Can you transcribe every line exactly and leave the pictures behind?

──────── COLLECTED DATA

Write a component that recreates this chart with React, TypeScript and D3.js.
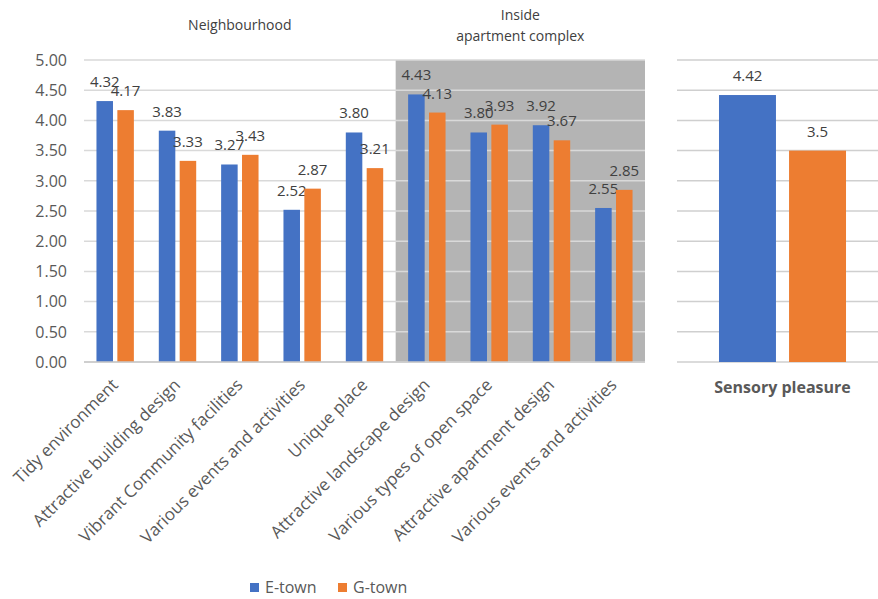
import * as d3 from "d3";

const categories = [
  "Tidy environment",
  "Attractive building design",
  "Vibrant Community facilities",
  "Various events and activities",
  "Unique place",
  "Attractive landscape design",
  "Various types of open space",
  "Attractive apartment design",
  "Various events and activities",
];
const eTown = [4.32, 3.83, 3.27, 2.52, 3.8, 4.43, 3.8, 3.92, 2.55];
const gTown = [4.17, 3.33, 3.43, 2.87, 3.21, 4.13, 3.93, 3.67, 2.85];
const groups = [
  { label: ["Neighbourhood"], from: 0, to: 4, shaded: false },
  { label: ["Inside", "apartment complex"], from: 5, to: 8, shaded: true },
];
const sensoryCategory = ["Sensory pleasure"];
const sensoryE = [4.42];
const sensoryG = [3.5];
const sensoryLabels = ["4.42", "3.5"];
const yTicks = [0, 0.5, 1, 1.5, 2, 2.5, 3, 3.5, 4, 4.5, 5];
const seriesNames = ["E-town", "G-town"];

const BLUE = "#4472C4";
const ORANGE = "#ED7D31";
const GRID = "#d9d9d9";
const TEXT = "#595959";
const FONT = "'Open Sans', sans-serif";

export default function App() {
  const width = 878;
  const height = 599;

  const y = d3.scaleLinear().domain([0, 5]).range([362, 60]);
  const x = d3.scaleBand<number>().domain(d3.range(categories.length)).range([84, 645]);
  const bw = x.bandwidth();
  const barW = bw * 0.265;
  const gap = bw * 0.07;

  const xs = d3.scaleBand<string>().domain(sensoryCategory).range([677, 888]);
  const sbw = xs.bandwidth();
  const sBarW = sbw * 0.27;
  const sGap = sbw * 0.062;

  const color = d3.scaleOrdinal<string, string>().domain(seriesNames).range([BLUE, ORANGE]);

  return (
    <svg
      width={width}
      height={height}
      style={{ position: "absolute", left: 0, top: 0, background: "#fff" }}
      fontFamily={FONT}
    >
      {/* shaded group background */}
      {groups
        .filter((g) => g.shaded)
        .map((g, i) => (
          <rect
            key={i}
            x={x(g.from)!}
            y={y(5)}
            width={x(g.to)! + bw - x(g.from)!}
            height={y(0) - y(5)}
            fill="#b4b4b4"
          />
        ))}

      {/* gridlines main */}
      {yTicks.map((t) => (
        <line key={t} x1={x.range()[0]} x2={x.range()[1]} y1={y(t)} y2={y(t)} stroke={GRID} strokeWidth={1.5} />
      ))}
      {/* gridlines sensory panel */}
      {yTicks.map((t) => (
        <line key={"s" + t} x1={677} x2={width} y1={y(t)} y2={y(t)} stroke="#cfcfcf" strokeWidth={1.5} />
      ))}

      {/* y tick labels */}
      {yTicks.map((t) => (
        <text
          key={"l" + t}
          x={67}
          y={y(t)}
          dy="0.36em"
          textAnchor="end"
          fontSize={16}
          fill={TEXT}
        >
          {t.toFixed(2)}
        </text>
      ))}

      {/* group titles */}
      {groups.map((g, i) => {
        const cx = (x(g.from)! + x(g.to)! + bw) / 2;
        const n = g.label.length;
        return (
          <text key={"g" + i} x={cx} textAnchor="middle" fontSize={14} fill="#404040">
            {g.label.map((l, j) => (
              <tspan key={j} x={cx} y={n === 1 ? 30 : 20 + j * 21}>
                {l}
              </tspan>
            ))}
          </text>
        );
      })}

      {/* bars */}
      {categories.map((c, i) => {
        const cx = x(i)! + bw / 2;
        const vals = [eTown[i], gTown[i]];
        return (
          <g key={"b" + i}>
            {vals.map((v, k) => {
              const bx = k === 0 ? cx - gap / 2 - barW : cx + gap / 2;
              return (
                <g key={k}>
                  <rect x={bx} y={y(v)} width={barW} height={y(0) - y(v)} fill={color(seriesNames[k])} />
                  <text
                    x={bx + barW / 2}
                    y={y(v) - 14}
                    textAnchor="middle"
                    fontSize={15}
                    fill="#404040"
                  >
                    {v.toFixed(2)}
                  </text>
                </g>
              );
            })}
            <text
              transform={`translate(${cx + 4},${386}) rotate(-45)`}
              textAnchor="end"
              fontSize={17}
              fill={TEXT}
            >
              {c}
            </text>
          </g>
        );
      })}

      {/* axis line */}
      <line x1={x.range()[0]} x2={x.range()[1]} y1={y(0)} y2={y(0)} stroke="#c8c8c8" strokeWidth={1.5} />

      {/* sensory pleasure panel */}
      {sensoryCategory.map((c, i) => {
        const cx = xs(c)! + sbw / 2;
        const vals = [sensoryE[i], sensoryG[i]];
        return (
          <g key={"s" + i}>
            {vals.map((v, k) => {
              const bx = k === 0 ? cx - sGap / 2 - sBarW : cx + sGap / 2;
              return (
                <g key={k}>
                  <rect x={bx} y={y(v)} width={sBarW} height={y(0) - y(v)} fill={color(seriesNames[k])} />
                  <text
                    x={bx + sBarW / 2}
                    y={y(v) - 14}
                    textAnchor="middle"
                    fontSize={15}
                    fill="#404040"
                  >
                    {sensoryLabels[k]}
                  </text>
                </g>
              );
            })}
            <text x={cx} y={393} textAnchor="middle" fontSize={16} fontWeight="bold" fill={TEXT}>
              {c}
            </text>
          </g>
        );
      })}

      {/* legend */}
      {seriesNames.map((s, i) => {
        const lx = 250 + i * 88;
        return (
          <g key={"lg" + i}>
            <rect x={lx} y={583} width={9} height={9} fill={color(s)} />
            <text x={lx + 15} y={593} fontSize={16} fill={TEXT}>
              {s}
            </text>
          </g>
        );
      })}
    </svg>
  );
}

────────────────

◆ **SOLUTION BELOW**
Write a component that recreates this chart with React, TypeScript and D3.js.
import * as d3 from "d3";

const categories = [
  "Tidy environment",
  "Attractive building design",
  "Vibrant Community facilities",
  "Various events and activities",
  "Unique place",
  "Attractive landscape design",
  "Various types of open space",
  "Attractive apartment design",
  "Various events and activities",
];
const eTown = [4.32, 3.83, 3.27, 2.52, 3.8, 4.43, 3.8, 3.92, 2.55];
const gTown = [4.17, 3.33, 3.43, 2.87, 3.21, 4.13, 3.93, 3.67, 2.85];
const groups = [
  { label: ["Neighbourhood"], from: 0, to: 4, shaded: false },
  { label: ["Inside", "apartment complex"], from: 5, to: 8, shaded: true },
];
const sensoryCategory = ["Sensory pleasure"];
const sensoryE = [4.42];
const sensoryG = [3.5];
const sensoryLabels = ["4.42", "3.5"];
const yTicks = [0, 0.5, 1, 1.5, 2, 2.5, 3, 3.5, 4, 4.5, 5];
const seriesNames = ["E-town", "G-town"];

const BLUE = "#4472C4";
const ORANGE = "#ED7D31";
const GRID = "#d9d9d9";
const TEXT = "#595959";
const FONT = "'Open Sans', sans-serif";

export default function App() {
  const width = 878;
  const height = 599;

  const y = d3.scaleLinear().domain([0, 5]).range([362, 60]);
  const x = d3.scaleBand<number>().domain(d3.range(categories.length)).range([84, 645]);
  const bw = x.bandwidth();
  const barW = bw * 0.265;
  const gap = bw * 0.07;

  const xs = d3.scaleBand<string>().domain(sensoryCategory).range([677, 888]);
  const sbw = xs.bandwidth();
  const sBarW = sbw * 0.27;
  const sGap = sbw * 0.062;

  const color = d3.scaleOrdinal<string, string>().domain(seriesNames).range([BLUE, ORANGE]);

  return (
    <svg
      width={width}
      height={height}
      style={{ position: "absolute", left: 0, top: 0, background: "#fff" }}
      fontFamily={FONT}
    >
      {/* shaded group background */}
      {groups
        .filter((g) => g.shaded)
        .map((g, i) => (
          <rect
            key={i}
            x={x(g.from)!}
            y={y(5)}
            width={x(g.to)! + bw - x(g.from)!}
            height={y(0) - y(5)}
            fill="#b4b4b4"
          />
        ))}

      {/* gridlines main */}
      {yTicks.map((t) => (
        <line key={t} x1={x.range()[0]} x2={x.range()[1]} y1={y(t)} y2={y(t)} stroke={GRID} strokeWidth={1.5} />
      ))}
      {/* gridlines sensory panel */}
      {yTicks.map((t) => (
        <line key={"s" + t} x1={677} x2={width} y1={y(t)} y2={y(t)} stroke="#cfcfcf" strokeWidth={1.5} />
      ))}

      {/* y tick labels */}
      {yTicks.map((t) => (
        <text
          key={"l" + t}
          x={67}
          y={y(t)}
          dy="0.36em"
          textAnchor="end"
          fontSize={16}
          fill={TEXT}
        >
          {t.toFixed(2)}
        </text>
      ))}

      {/* group titles */}
      {groups.map((g, i) => {
        const cx = (x(g.from)! + x(g.to)! + bw) / 2;
        const n = g.label.length;
        return (
          <text key={"g" + i} x={cx} textAnchor="middle" fontSize={14} fill="#404040">
            {g.label.map((l, j) => (
              <tspan key={j} x={cx} y={n === 1 ? 30 : 20 + j * 21}>
                {l}
              </tspan>
            ))}
          </text>
        );
      })}

      {/* bars */}
      {categories.map((c, i) => {
        const cx = x(i)! + bw / 2;
        const vals = [eTown[i], gTown[i]];
        return (
          <g key={"b" + i}>
            {vals.map((v, k) => {
              const bx = k === 0 ? cx - gap / 2 - barW : cx + gap / 2;
              return (
                <g key={k}>
                  <rect x={bx} y={y(v)} width={barW} height={y(0) - y(v)} fill={color(seriesNames[k])} />
                  <text
                    x={bx + barW / 2}
                    y={y(v) - 14}
                    textAnchor="middle"
                    fontSize={15}
                    fill="#404040"
                  >
                    {v.toFixed(2)}
                  </text>
                </g>
              );
            })}
            <text
              transform={`translate(${cx + 4},${386}) rotate(-45)`}
              textAnchor="end"
              fontSize={17}
              fill={TEXT}
            >
              {c}
            </text>
          </g>
        );
      })}

      {/* axis line */}
      <line x1={x.range()[0]} x2={x.range()[1]} y1={y(0)} y2={y(0)} stroke="#c8c8c8" strokeWidth={1.5} />

      {/* sensory pleasure panel */}
      {sensoryCategory.map((c, i) => {
        const cx = xs(c)! + sbw / 2;
        const vals = [sensoryE[i], sensoryG[i]];
        return (
          <g key={"s" + i}>
            {vals.map((v, k) => {
              const bx = k === 0 ? cx - sGap / 2 - sBarW : cx + sGap / 2;
              return (
                <g key={k}>
                  <rect x={bx} y={y(v)} width={sBarW} height={y(0) - y(v)} fill={color(seriesNames[k])} />
                  <text
                    x={bx + sBarW / 2}
                    y={y(v) - 14}
                    textAnchor="middle"
                    fontSize={15}
                    fill="#404040"
                  >
                    {sensoryLabels[k]}
                  </text>
                </g>
              );
            })}
            <text x={cx} y={393} textAnchor="middle" fontSize={16} fontWeight="bold" fill={TEXT}>
              {c}
            </text>
          </g>
        );
      })}

      {/* legend */}
      {seriesNames.map((s, i) => {
        const lx = 250 + i * 88;
        return (
          <g key={"lg" + i}>
            <rect x={lx} y={583} width={9} height={9} fill={color(s)} />
            <text x={lx + 15} y={593} fontSize={16} fill={TEXT}>
              {s}
            </text>
          </g>
        );
      })}
    </svg>
  );
}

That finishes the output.